Naturally, labourers affected with sunstroke, cannot attend work not sigh the muster. A majority of the workers are not drinking sufficient water too due o a shortage of water while some of them were drinking polluted water.

It is the responsibility of the officials concerned to provide drinking water and ORS kits with primary medical aid and to put up shelters at the worksite.

Officials point out that if they could not provide drinking water to the labourers that why were they paying them additional money.
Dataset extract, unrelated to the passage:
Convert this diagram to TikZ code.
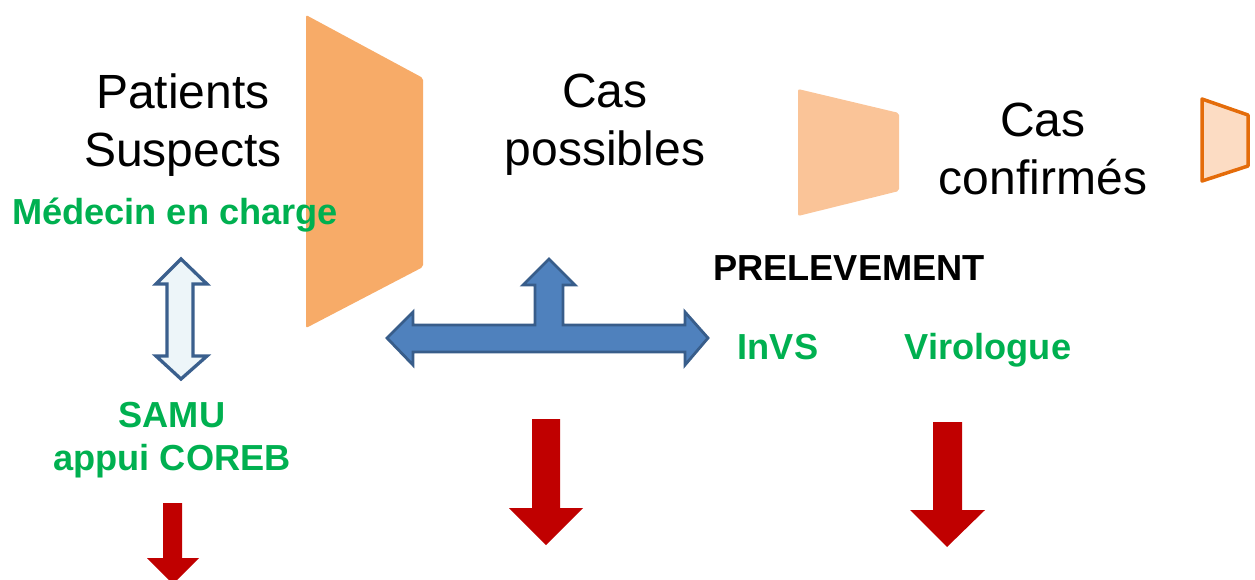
\documentclass[tikz,border=0pt]{standalone}
\usepackage{fontspec}
\setmainfont{Liberation Sans}
\definecolor{funA}{HTML}{F7AB68}
\definecolor{funB}{HTML}{FAC498}
\definecolor{funCfill}{HTML}{FCDCC3}
\definecolor{funCline}{HTML}{E46C0A}
\definecolor{bluefill}{HTML}{4F81BD}
\definecolor{blueline}{HTML}{385D8A}
\definecolor{lightfill}{HTML}{EDF5F9}
\definecolor{navyline}{HTML}{3A5F8D}
\definecolor{darkred}{HTML}{C00000}
\definecolor{grn}{HTML}{00B050}
\tikzset{
  big/.style={font=\fontsize{48}{58}\selectfont, align=center, inner sep=0pt},
  lab/.style={font=\fontsize{36.2}{43}\selectfont\bfseries, text=grn, inner sep=0pt},
  funnel/.style={rounded corners=2pt, draw=none},
  redarrow/.style={fill=darkred, draw=none},
}
\begin{document}
\begin{tikzpicture}[x=1pt,y=-1pt]
\useasboundingbox (0,0) rectangle (1255,579);
% funnels
\fill[funnel, funA] (306,15) -- (423,78) -- (423,267) -- (306,328) -- cycle;
\fill[funnel, funB] (798,89) -- (899,113) -- (899,191) -- (798,216) -- cycle;
\draw[fill=funCfill, draw=funCline, line width=3.5pt, line join=round] (1202,99) -- (1248,115) -- (1248,166) -- (1202,181) -- cycle;
% up-down arrow
\draw[fill=lightfill, draw=navyline, line width=3.3pt, line join=miter]
  (181,259) -- (207,284) -- (193,284) -- (193,356) -- (207,356) -- (181,379)
  -- (156,356) -- (167,356) -- (167,284) -- (156,284) -- cycle;
% three-way blue arrow
\draw[fill=bluefill, draw=blueline, line width=2.8pt, line join=miter]
  (387,338) -- (413,312) -- (413,325) -- (535,325) -- (535,285) -- (523,285)
  -- (549,259) -- (575,285) -- (563,285) -- (563,325) -- (685,325) -- (685,312)
  -- (708,338) -- (685,365) -- (685,352) -- (413,352) -- (413,365) -- cycle;
% red arrows
\fill[redarrow] (163,503) -- (182,503) -- (182,558) -- (199,558) -- (173,584) -- (147,558) -- (163,558) -- cycle;
\fill[redarrow] (532,419) -- (560,419) -- (560,508) -- (583,508) -- (546,545) -- (509,508) -- (532,508) -- cycle;
\fill[redarrow] (933,422) -- (962,422) -- (962,510) -- (985,510) -- (947,547) -- (910,510) -- (933,510) -- cycle;
% texts
\node[big] (ps) at (183,125) {Patients\\Suspects};
\node[big] (cp) at (605,125) {Cas\\possibles};
\node[big] (cc) at (1043,149) {Cas\\confirmés};
\node[lab, anchor=base] (med) at (175,224) {Médecin en charge};
\node[lab, text=black, anchor=base] (prel) at (849,280) {PRELEVEMENT};
\node[lab, anchor=base] (invs) at (778,359) {InVS};
\node[lab, anchor=base] (viro) at (988,359) {Virologue};
\node[lab, align=center] (samu) at (172,440) {SAMU\\appui COREB};
\end{tikzpicture}
\end{document}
Rythu Athma Hatyala Nivarana Committee district president Sangepu Borranna said the majority of the supervisor (mate) were not carrying the umbrellas supplied by the DWMA in the past to worksite in the villages in mandals like Bhainsa, Dahegoan, Neredigonda and Boath. They were keeping them at home.             

Friday, April 1, 2016

Trees cut, farmhands die like flies in summer

No shades of trees in agriculture fields 
Cutting down of trees, that give shade in the agriculture fields is killing the farmers and farm labourers by dozens.

Faced with the extreme heat and lack of a protective mechanism in the fields, seven of them died of sunstroke in the last 15 days in the Adilabad district alone.   
Farm workers and farmers now and then used to stop work and take rest under the shades of trees tamarind, mango, and neem trees.

That helped them cool their body from the high temperatures. However, with much of such trees cut, the farmhands are forced to work without a shade.

The streams and rivulets that existed near agriculture fields have also vanished over the years. These also used to be of help to farmers, as they kept some part of the agricultural area cool.  

Farmers used to raise trees on ‘Gattlu’(left over the areas) but in recent times, they removed the Gattlu and converted those areas too into agricultural fields to increase the area under crops. Many farmers cut the tree in their agriculture fields and sold to contractors for firewood. So as to make some extra money.

Convenor of the district Athma Hatyala Nivarana committee Sangepu Borranna said as many as 12 NREGS laborers and seven farmers have died of sunstroke in the last 15 days. “The deforestation of agriculture fields started showing its impact on the farmers.

Most of the NREGS labourers and farmers who died after returning home from the work”, he said. He observed that farmers were using umbrellas for shade in their agriculture fields, as there were no trees.

Three deaths fo farmhands occurred in the district in the last five days. Sonerao,45, and Sidam Devrao , 50, of Nandigoan village in Barampur gram panchayat died of sunstroke in Talamadugu mandal and also Jakkula Ramesh,42, Kura village in Jainad mandal died of the same. Jakkula Ramesh was fainted and died while working in his agriculture fields.

Earlier, farmers used to leftover the land enabling the tractors to move freely in the agriculture fields but now space has reduced to allowing only one person to walk.

The number of traditional huts (Manche or Gudise) is coming down in the agriculture fields nearer to mandal headquarters and gram panchayat and such huts were seen now only in interior areas.